Gabrielle Demeestere was born and raised in France, and her filmmaking is definitely informed by French culture. As with most Parisians, she has always been a vociferous consumer of films. “The film culture there is so strong that, whether you’re educated or not, you have a pretty strong knowledge of film,” she says.
Also influential was California pop and surf culture, which had found its way to Europe. Her parents, in fact, had met in Berkeley, and she often spent childhood summers in California.

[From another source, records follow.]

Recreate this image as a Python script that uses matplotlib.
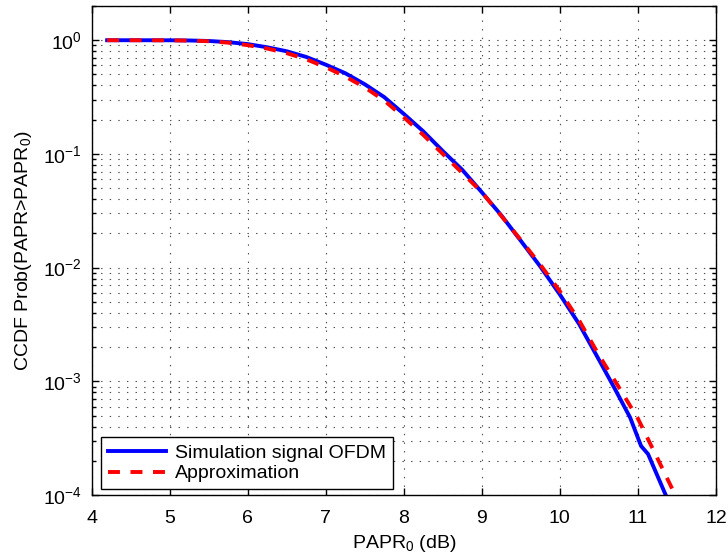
import numpy as np
import matplotlib
matplotlib.use("Agg")
import matplotlib.pyplot as plt
from matplotlib.ticker import LogLocator, NullFormatter, FixedLocator

plt.rcParams['font.family'] = ['Liberation Sans', 'DejaVu Sans']
plt.rcParams['mathtext.fontset'] = 'custom'
plt.rcParams['mathtext.rm'] = 'Liberation Sans'
plt.rcParams['mathtext.it'] = 'Liberation Sans:italic'
plt.rcParams['mathtext.bf'] = 'Liberation Sans:bold'
plt.rcParams['lines.scale_dashes'] = False

# Simulated CCDF (blue solid)
sim_x = [4.2, 4.5, 5.0, 5.25, 5.5, 5.75, 6.0, 6.25, 6.5, 6.75, 7.0, 7.25,
         7.5, 7.75, 8.0, 8.25, 8.5, 8.75, 9.0, 9.25, 9.5, 9.75, 10.0, 10.25,
         10.5, 10.7, 10.9, 11.04, 11.13, 11.4]
sim_y = [1.0, 1.0, 0.999, 0.995, 0.985, 0.962, 0.925, 0.867, 0.80, 0.713,
         0.61, 0.513, 0.41, 0.316, 0.225, 0.158, 0.106, 0.0724, 0.046,
         0.0288, 0.0172, 0.0102, 0.0058, 0.00316, 0.00155, 0.00087, 0.00048,
         0.00027, 0.000229, 0.000085]

# Approximation (red dashed)
app_x = [4.2, 4.5, 5.0, 5.25, 5.5, 5.75, 6.0, 6.25, 6.5, 6.75, 7.0, 7.25,
         7.5, 7.75, 8.0, 8.25, 8.5, 8.75, 9.0, 9.25, 9.5, 9.75, 10.0, 10.25,
         10.5, 10.75, 11.0, 11.25, 11.5]
app_y = [1.0, 1.0, 0.998, 0.993, 0.98, 0.952, 0.905, 0.845, 0.77, 0.68,
         0.58, 0.48, 0.385, 0.295, 0.21, 0.147, 0.100, 0.068, 0.046, 0.0285,
         0.0175, 0.0106, 0.0062, 0.0034, 0.0017, 0.00090, 0.00047, 0.00021,
         0.000093]

x_ticks = [4, 5, 6, 7, 8, 9, 10, 11, 12]
labels = ['Simulation signal OFDM', 'Approximation']

fig = plt.figure(figsize=(7.28, 5.56), dpi=100)
ax = fig.add_axes([0.1257, 0.1097, 0.8578, 0.8795])

ax.semilogy(sim_x, sim_y, color='#0000ff', lw=2.8, label=labels[0])
ax.semilogy(app_x, app_y, color='#ff0000', lw=2.8, dashes=(8.6, 7.6),
            label=labels[1])

ax.set_xlim(4, 12)
ax.set_ylim(1e-4, 2)
ax.xaxis.set_major_locator(FixedLocator(x_ticks))
ax.set_xticklabels([str(t) for t in x_ticks])
ax.yaxis.set_major_locator(LogLocator(base=10, numticks=10))
ax.yaxis.set_minor_locator(LogLocator(base=10, subs=np.arange(2, 10), numticks=20))
ax.yaxis.set_minor_formatter(NullFormatter())

ax.tick_params(which='both', direction='in', top=True, right=True,
               labelsize=14, width=1.0)
ax.tick_params(which='major', length=5, pad=7)
ax.tick_params(which='minor', length=3)
ax.tick_params(axis='x', pad=11)

grid_kw = dict(color='0.3', lw=0.8, linestyle=(0, (1.0, 5.2)))
ax.xaxis.grid(True, which='major', **grid_kw)
ax.yaxis.grid(True, which='both', **grid_kw)

for s in ax.spines.values():
    s.set_linewidth(1.0)

ax.set_xlabel(r'PAPR$_0$ (dB)', fontsize=14, labelpad=4)
ax.set_ylabel(r'CCDF Prob(PAPR>PAPR$_0$)', fontsize=14, labelpad=6)

leg = ax.legend(loc='lower left', bbox_to_anchor=(0.015, 0.012),
                borderaxespad=0, fontsize=14, handlelength=3.0,
                handletextpad=0.45, borderpad=0.35, labelspacing=0.15,
                fancybox=False, framealpha=1, edgecolor='black')
leg.get_frame().set_linewidth(1.0)

fig.savefig('out.png', dpi=100)
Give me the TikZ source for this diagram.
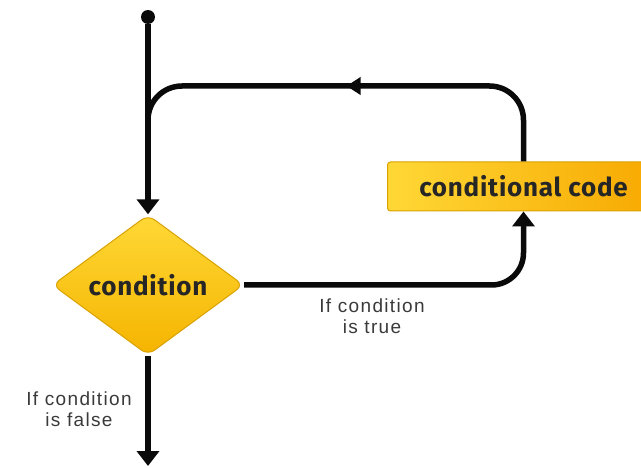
\documentclass[tikz,border=0pt]{standalone}
\usepackage{fontspec}
\setmainfont{Liberation Sans}
\newfontfamily\boxfont[LetterSpace=3]{Fira Sans}
\newfontfamily\notefont[LetterSpace=7]{Liberation Sans}
\usetikzlibrary{shapes.geometric,arrows.meta,decorations.markings}
\definecolor{flowline}{HTML}{0A0A0A}
\definecolor{labelgrey}{HTML}{3A3A3A}
\definecolor{goldedge}{HTML}{D9A200}
\definecolor{yellowlight}{HTML}{FFD836}
\definecolor{yellowdark}{HTML}{F5B400}
\definecolor{orangeright}{HTML}{F7A800}
\tikzset{
  flow/.style={line width=5.5pt, draw=flowline},
  tip/.style={-{Triangle[length=15pt,width=22pt]}},
  decision/.style={diamond, draw=goldedge, line width=1pt, rounded corners=8pt,
    top color=yellowlight, bottom color=yellowdark,
    minimum width=191pt, minimum height=140pt, inner sep=0pt,
    font=\boxfont\bfseries\fontsize{26}{28}\selectfont, text=black!85},
  action/.style={rectangle, draw=goldedge, line width=1pt, rounded corners=3pt,
    left color=yellowlight, right color=orangeright,
    minimum width=272pt, minimum height=49pt, inner sep=0pt,
    font=\boxfont\bfseries\fontsize{26}{28}\selectfont, text=black!85},
  note/.style={align=center, text=labelgrey, font=\notefont\fontsize{19}{21}\selectfont},
  midarrow/.style={postaction={decorate}, decoration={markings,
    mark=at position 0.5 with {\arrow{Triangle[length=14pt,width=17pt]}}}}
}
\begin{document}
\begin{tikzpicture}[x=1pt,y=-1pt]
  \useasboundingbox (0,0) rectangle (641,468);
  \clip (0,0) rectangle (641,468);
  \fill[white] (0,0) rectangle (641,468);

  % nodes
  \node[circle, fill=flowline, inner sep=0pt, minimum size=14pt] (start) at (148,17) {};
  \node[decision] (cond) at (148,285) {condition};
  \node[action] (code) at (523.5,186.5) {conditional code};
  \coordinate (join) at (148,140);
  \coordinate (exit) at (148,466);

  % connectors
  \draw[flow, tip] (start) -- (cond.north);
  \draw[flow, midarrow, rounded corners=34pt]
    (code.north) -- (code.north |- 0,86) -- (148,86) -- (join);
  \draw[flow, tip, rounded corners=32pt]
    (cond.east) -- (code.south |- cond.east) -- (code.south);
  \draw[flow, tip] (cond.south) -- (exit);

  % labels
  \node[note] (falsenote) at (79,409) {If condition\\is false};
  \node[note] (truenote) at (372,316) {If condition\\is true};
\end{tikzpicture}
\end{document}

So it’s not surprising that her debut feature film, Yosemite, takes place in the Palo Alto suburbs in the 1980s. Adapted from A California Childhood, a collection of short stories by actor and writer James Franco, the movie is a restrained examination of childhood, following the evolving friendship of three 10-year-old boys “dealing with mortality for the first time when a mountain lion comes to town,” Gabrielle says. It premiered as the closing film for the Slapdance Film Festival and won the Tangerine Entertainment Juice Award for women filmmakers.
Gabrielle had always wanted to make films, but her route to becoming a director included a few twists and turns. She studied literature at Yale as an undergraduate student and worked in film production after graduation. She returned for a master’s degree in film studies, believing she could make her own movies on the side. Eventually, she decided to commit herself to the art of filmmaking and enrolled in New York University’s MFA program, which is where she first met James Franco.
Her past studies in literature, however, still contribute to Gabrielle’s filmmaking today. In addition to adapting Yosemite from two short stories (Gabrielle wrote a third part to make it a triptych), she also directed a segment of the film, “The Color of Time,” based on the poetry of C.K. Williams and starring James Franco, Mila Kunis, and Jessica Chastain. “It taught me a lot, I think, in terms of taking the feeling from the poem and having that guide the movie,” she says. “Of course you have the story line, but the feeling is almost the strongest element.”
Having mastered cinematic adaptations of poetry and short stories, Gabrielle is hoping to take on a novel one day: “It’s really great to challenge yourself and stretch your imagination by looking at elements in a book you may not have thought of yourself that can contribute to the story you’re trying to tell.” Although she won’t share any details yet, we’re excited to see what’s next for this young director.